4. the fellow shared her knowledge of methods used to measure metabolic rate, including the proper use of heart rate transmitters, at Lund's migration biology PhD course. This course was taught to 40 graduate students from 22 different countries.
Finally, the paper 'Mechanistic principles of locomotion performance in migrating animal', by Hedenström A., Bowlin M., Nathan R., Nolet B. and M. Wikelski, was already published as a result of this fellowship; several additional papers were in preparation by the time of the project completion.
Our research on the effects of molt was not yet published by the reporting time, nevertheless we were able to quantify the effects of both natural and experimental molt on the aerodynamic wakes generated by a small migratory songbird. This was a first step in understanding the diversity of molting strategies found in avian species. Once these strategies were understood, we could also begin to understand the evolution of avian life history strategies. We would then ultimately be able to use these data to create theoretical models that would better account for increased energy use and decreased flight ability during molt.
We also initiated a comparison of Old World and New World migration systems using geolocators and collected data which would be used to compare bird and bat flight. Furthermore, we collected data for a pilot project on the aerodynamics of landing behaviour in small birds. Members of the Lund laboratory were able to witness the implantation of a heart rate transmitter, and learned a technique for repeatedly attaching heart rate transmitters that the fellow developed. The fellow also shared her knowledge of statistics with other members of the laboratory during her tenure at Lund. In turn, she was trained in three-dimensional particle image velocimetry (3D-PIV) and kinematic techniques and learned how to use Matlab. Perhaps more importantly, she established lasting connections with many Europeans, including migration researchers who were not based at Lund. We anticipated that these connections would result in numerous future collaborations.
The additional products and outcomes of this project were as follows:
1. the Marie Curie fellow was invited for interviews at several universities and accepted a position as an assistant professor in the department of natural sciences at the University of Michigan-Dearborn. For further details see http://www.casl.umd.umich.edu/naturalsciences/.
2. the fellow presented papers at three scientific conferences during her tenure at Lund, including one where she introduced a symposium that she organised. The topic of the symposium was 'Integrative migration biology.' It was funded by the National Science Foundation (NSF), published in 'Integrative and Comparative Biology' and brought together established migration researchers from the United States with established researchers in Europe. Perhaps more importantly, it attracted a large number of graduate students and post-docs who were able to interact with each other and with established faculty members who worked on migration. The interactions during this symposium and the related social activities resulted in several new collaborations between researchers in the United States of America and in Europe.
3. the fellow also participated in several internal conferences, as well as in a workshop in Leiden designed to facilitate integration of field data with theoretical models and in a workshop in Radofzell designed to facilitate coordination amongst migration researchers.

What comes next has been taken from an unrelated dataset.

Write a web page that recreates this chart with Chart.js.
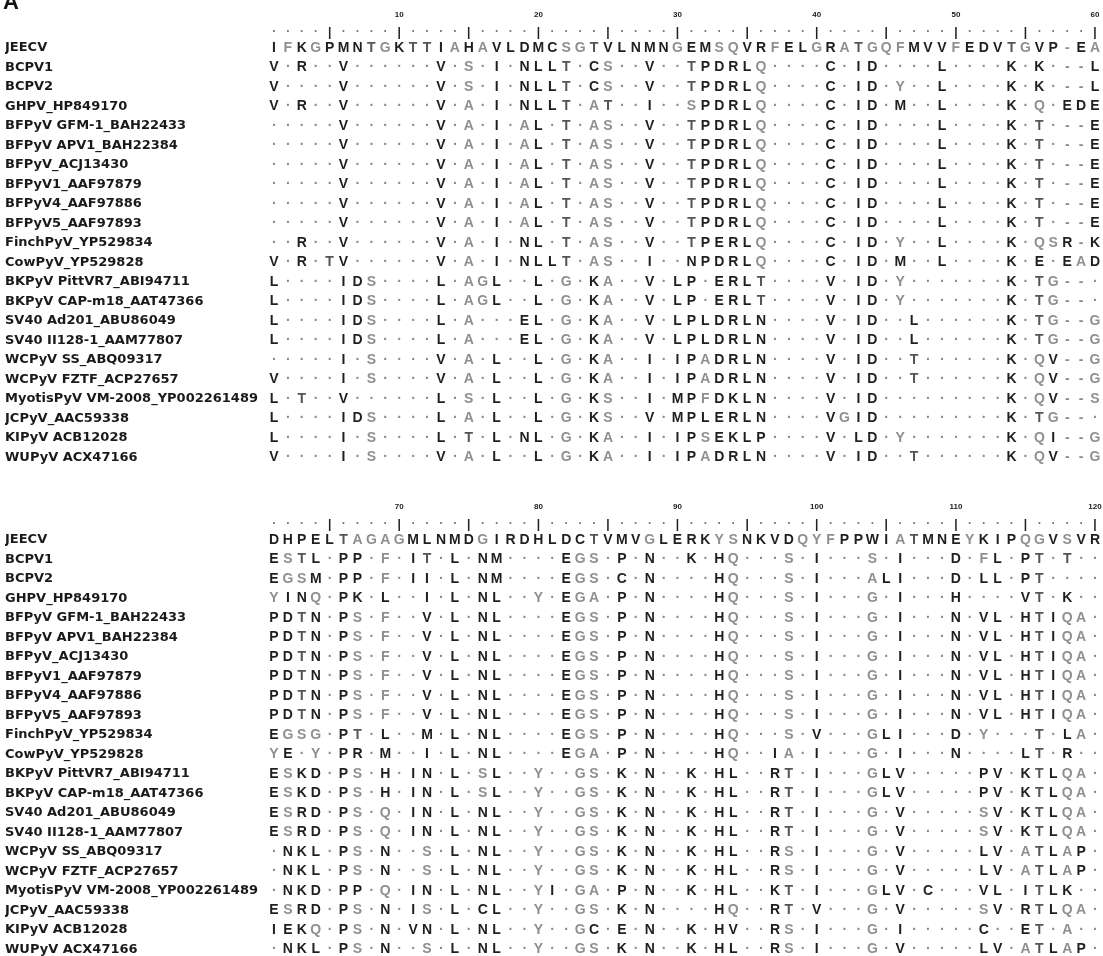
<!DOCTYPE html>
<html>
<head>
<meta charset="utf-8">
<script src="https://cdn.jsdelivr.net/npm/chart.js@4.4.0/dist/chart.umd.min.js"></script>
<style>
  html, body { margin: 0; padding: 0; background: #fff; }
</style>
</head>
<body>
<canvas id="alignChart" width="1103" height="956"></canvas>
<script>
// sequence names (same order in both blocks)
const names = [
  "JEECV", "BCPV1", "BCPV2", "GHPV_HP849170", "BFPyV GFM-1_BAH22433",
  "BFPyV APV1_BAH22384", "BFPyV_ACJ13430", "BFPyV1_AAF97879", "BFPyV4_AAF97886",
  "BFPyV5_AAF97893", "FinchPyV_YP529834", "CowPyV_YP529828", "BKPyV PittVR7_ABI94711",
  "BKPyV CAP-m18_AAT47366", "SV40 Ad201_ABU86049", "SV40 II128-1_AAM77807",
  "WCPyV SS_ABQ09317", "WCPyV FZTF_ACP27657", "MyotisPyV VM-2008_YP002261489",
  "JCPyV_AAC59338", "KIPyV ACB12028", "WUPyV ACX47166"
];

// positions 1-60
const seqTop = [
  "IFKGPMNTGKTTIAHAVLDMCSGTVLNMNGEMSQVRFELGRATGQFMVVFEDVTGVP-EA",
  "V.R..V......V.S.I.NLLT.CS..V..TPDRLQ....C.ID....L....K.K.--L",
  "V....V......V.S.I.NLLT.CS..V..TPDRLQ....C.ID.Y..L....K.K.--L",
  "V.R..V......V.A.I.NLLT.AT..I..SPDRLQ....C.ID.M..L....K.Q.EDE",
  ".....V......V.A.I.AL.T.AS..V..TPDRLQ....C.ID....L....K.T.--E",
  ".....V......V.A.I.AL.T.AS..V..TPDRLQ....C.ID....L....K.T.--E",
  ".....V......V.A.I.AL.T.AS..V..TPDRLQ....C.ID....L....K.T.--E",
  ".....V......V.A.I.AL.T.AS..V..TPDRLQ....C.ID....L....K.T.--E",
  ".....V......V.A.I.AL.T.AS..V..TPDRLQ....C.ID....L....K.T.--E",
  ".....V......V.A.I.AL.T.AS..V..TPDRLQ....C.ID....L....K.T.--E",
  "..R..V......V.A.I.NL.T.AS..V..TPERLQ....C.ID.Y..L....K.QSR-K",
  "V.R.TV......V.A.I.NLLT.AS..I..NPDRLQ....C.ID.M..L....K.E.EAD",
  "L....IDS....L.AGL..L.G.KA..V.LP.ERLT....V.ID.Y.......K.TG--.",
  "L....IDS....L.AGL..L.G.KA..V.LP.ERLT....V.ID.Y.......K.TG--.",
  "L....IDS....L.A...EL.G.KA..V.LPLDRLN....V.ID..L......K.TG--G",
  "L....IDS....L.A...EL.G.KA..V.LPLDRLN....V.ID..L......K.TG--G",
  ".....I.S....V.A.L..L.G.KA..I.IPADRLN....V.ID..T......K.QV--G",
  "V....I.S....V.A.L..L.G.KA..I.IPADRLN....V.ID..T......K.QV--G",
  "L.T..V......L.S.L..L.G.KS..I.MPFDKLN....V.ID.........K.QV--S",
  "L....IDS....L.A.L..L.G.KS..V.MPLERLN....VGID.........K.TG--.",
  "L....I.S....L.T.L.NL.G.KA..I.IPSEKLP....V.LD.Y.......K.QI--G",
  "V....I.S....V.A.L..L.G.KA..I.IPADRLN....V.ID..T......K.QV--G"
];

// positions 61-120
const seqBottom = [
  "DHPELTAGAGMLNMDGIRDHLDCTVMVGLERKYSNKVDQYFPPWIATMNEYKIPQGVSVR",
  "ESTL.PP.F.IT.L.NM....EGS.P.N..K.HQ...S.I...S.I...D.FL.PT.T..",
  "EGSM.PP.F.II.L.NM....EGS.C.N....HQ...S.I...ALI...D.LL.PT....",
  "YINQ.PK.L..I.L.NL..Y.EGA.P.N....HQ...S.I...G.I...H....VT.K..",
  "PDTN.PS.F..V.L.NL....EGS.P.N....HQ...S.I...G.I...N.VL.HTIQA.",
  "PDTN.PS.F..V.L.NL....EGS.P.N....HQ...S.I...G.I...N.VL.HTIQA.",
  "PDTN.PS.F..V.L.NL....EGS.P.N....HQ...S.I...G.I...N.VL.HTIQA.",
  "PDTN.PS.F..V.L.NL....EGS.P.N....HQ...S.I...G.I...N.VL.HTIQA.",
  "PDTN.PS.F..V.L.NL....EGS.P.N....HQ...S.I...G.I...N.VL.HTIQA.",
  "PDTN.PS.F..V.L.NL....EGS.P.N....HQ...S.I...G.I...N.VL.HTIQA.",
  "EGSG.PT.L..M.L.NL....EGS.P.N....HQ...S.V...GLI...D.Y...T.LA.",
  "YE.Y.PR.M..I.L.NL....EGA.P.N....HQ..IA.I...G.I...N....LT.R..",
  "ESKD.PS.H.IN.L.SL..Y..GS.K.N..K.HL..RT.I...GLV.....PV.KTLQA.",
  "ESKD.PS.H.IN.L.SL..Y..GS.K.N..K.HL..RT.I...GLV.....PV.KTLQA.",
  "ESRD.PS.Q.IN.L.NL..Y..GS.K.N..K.HL..RT.I...G.V.....SV.KTLQA.",
  "ESRD.PS.Q.IN.L.NL..Y..GS.K.N..K.HL..RT.I...G.V.....SV.KTLQA.",
  ".NKL.PS.N..S.L.NL..Y..GS.K.N..K.HL..RS.I...G.V.....LV.ATLAP.",
  ".NKL.PS.N..S.L.NL..Y..GS.K.N..K.HL..RS.I...G.V.....LV.ATLAP.",
  ".NKD.PP.Q.IN.L.NL..YI.GA.P.N..K.HL..KT.I...GLV.C...VL.ITLK..",
  "ESRD.PS.N.IS.L.CL..Y..GS.K.N....HQ..RT.V...G.V.....SV.RTLQA.",
  "IEKQ.PS.N.VN.L.NL..Y..GC.E.N..K.HV..RS.I...G.I.....C..ET.A..",
  ".NKL.PS.N..S.L.NL..Y..GS.K.N..K.HL..RS.I...G.V.....LV.ATLAP."
];

const rulerTop = [10, 20, 30, 40, 50, 60];
const rulerBottom = [70, 80, 90, 100, 110, 120];

// layout in row units
const ROW_TOP = 48, ROW_H = 19.5;
const PANEL2 = (540 - ROW_TOP) / ROW_H;
const yMin = -ROW_TOP / ROW_H;
const yMax = yMin + 956 / ROW_H;

// residue shading
const darkRes = "KRDEHNMLIVCPW";
const midRes = "T";
const resColor = (ch) => {
  if (ch === "." || ch === "-") return "#8a8a8a";
  if (darkRes.includes(ch)) return "#1f1f1f";
  if (midRes.includes(ch)) return "#555";
  return "#8f8f8f";
};

function cells(seqs, offset) {
  const pts = [], chars = [];
  seqs.forEach((s, r) => {
    [...s].forEach((c, i) => {
      pts.push({ x: i + 1, y: offset + r });
      chars.push(c);
    });
  });
  return { pts, chars };
}

function ruler(labels, start, offset) {
  const pts = [], chars = [];
  for (let c = 1; c <= 60; c++) {
    pts.push({ x: c, y: offset - 0.78 });
    chars.push((c + start - 1) % 5 === 0 ? "|" : ".");
  }
  const lp = labels.map(v => ({ x: v - start + 1, y: offset - 1.7 }));
  return { pts, chars, lp, lchars: labels.map(String) };
}

const topCells = cells(seqTop, 0),
  bottomCells = cells(seqBottom, PANEL2),
  topRuler = ruler(rulerTop, 1, 0),
  bottomRuler = ruler(rulerBottom, 61, PANEL2);

const tickRows = names.map((n, i) => i).concat(names.map((n, i) => PANEL2 + i));
const tickNames = names.concat(names);

const seqFont = 'bold 14px "Liberation Sans", Arial, sans-serif';
const rulerFont = 'bold 12px "Liberation Sans", Arial, sans-serif';
const numFont = 'bold 8px "Liberation Sans", Arial, sans-serif';

const mkSet = (pts, chars, font, colorFor) => ({
  data: pts, chars: chars, textFont: font, colorFor: colorFor,
  pointRadius: 0, showLine: false
});

const textMarks = {
  id: "textMarks",
  afterDatasetsDraw(chart) {
    const ctx = chart.ctx;
    chart.data.datasets.forEach((ds, i) => {
      const meta = chart.getDatasetMeta(i);
      ctx.save();
      ctx.font = ds.textFont;
      ctx.textAlign = "center";
      ctx.textBaseline = "middle";
      meta.data.forEach((pt, j) => {
        const ch = ds.chars[j];
        ctx.fillStyle = ds.colorFor(ch);
        ctx.fillText(ch, pt.x, ch === "." ? pt.y - 4 : pt.y);
      });
      ctx.restore();
    });
    // panel letter, cut off at the top edge
    ctx.save();
    ctx.font = 'bold 22px "Liberation Sans", Arial, sans-serif';
    ctx.fillStyle = "#111";
    ctx.textBaseline = "alphabetic";
    ctx.fillText("A", 3, 9);
    ctx.restore();
  }
};

new Chart("alignChart", {
  type: "scatter",
  data: {
    datasets: [
      mkSet(topCells.pts, topCells.chars, seqFont, resColor),
      mkSet(bottomCells.pts, bottomCells.chars, seqFont, resColor),
      mkSet(topRuler.pts, topRuler.chars, rulerFont, (c) => c === "|" ? "#222" : "#777"),
      mkSet(bottomRuler.pts, bottomRuler.chars, rulerFont, (c) => c === "|" ? "#222" : "#777"),
      mkSet(topRuler.lp, topRuler.lchars, numFont, () => "#222"),
      mkSet(bottomRuler.lp, bottomRuler.lchars, numFont, () => "#222")
    ]
  },
  options: {
    responsive: false,
    animation: false,
    events: [],
    layout: { padding: { left: 5, right: 1, top: 0, bottom: 0 } },
    plugins: { legend: { display: false }, tooltip: { enabled: false } },
    scales: {
      x: { type: "linear", min: 0.5, max: 60.5, display: false },
      y: {
        type: "linear",
        reverse: true,
        min: yMin,
        max: yMax,
        grid: { display: false },
        border: { display: false },
        afterBuildTicks: (scale) => {
          scale.ticks = tickRows.map(v => ({ value: v }));
        },
        afterFit: (scale) => {
          scale.width = 262;
          scale.paddingTop = 0;
          scale.paddingBottom = 0;
        },
        ticks: {
          autoSkip: false,
          crossAlign: "far",
          padding: 0,
          color: "#1a1a1a",
          font: { family: '"DejaVu Sans", sans-serif', weight: "bold", size: 13 },
          callback: (v, i) => tickNames[i]
        }
      }
    }
  },
  plugins: [textMarks]
});
</script>
</body>
</html>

4. the fellow shared her knowledge of methods used to measure metabolic rate, including the proper use of heart rate transmitters, at Lund's migration biology PhD course. This course was taught to 40 graduate students from 22 different countries.
Finally, the paper 'Mechanistic principles of locomotion performance in migrating animal', by Hedenström A., Bowlin M., Nathan R., Nolet B. and M. Wikelski, was already published as a result of this fellowship; several additional papers were in preparation by the time of the project completion.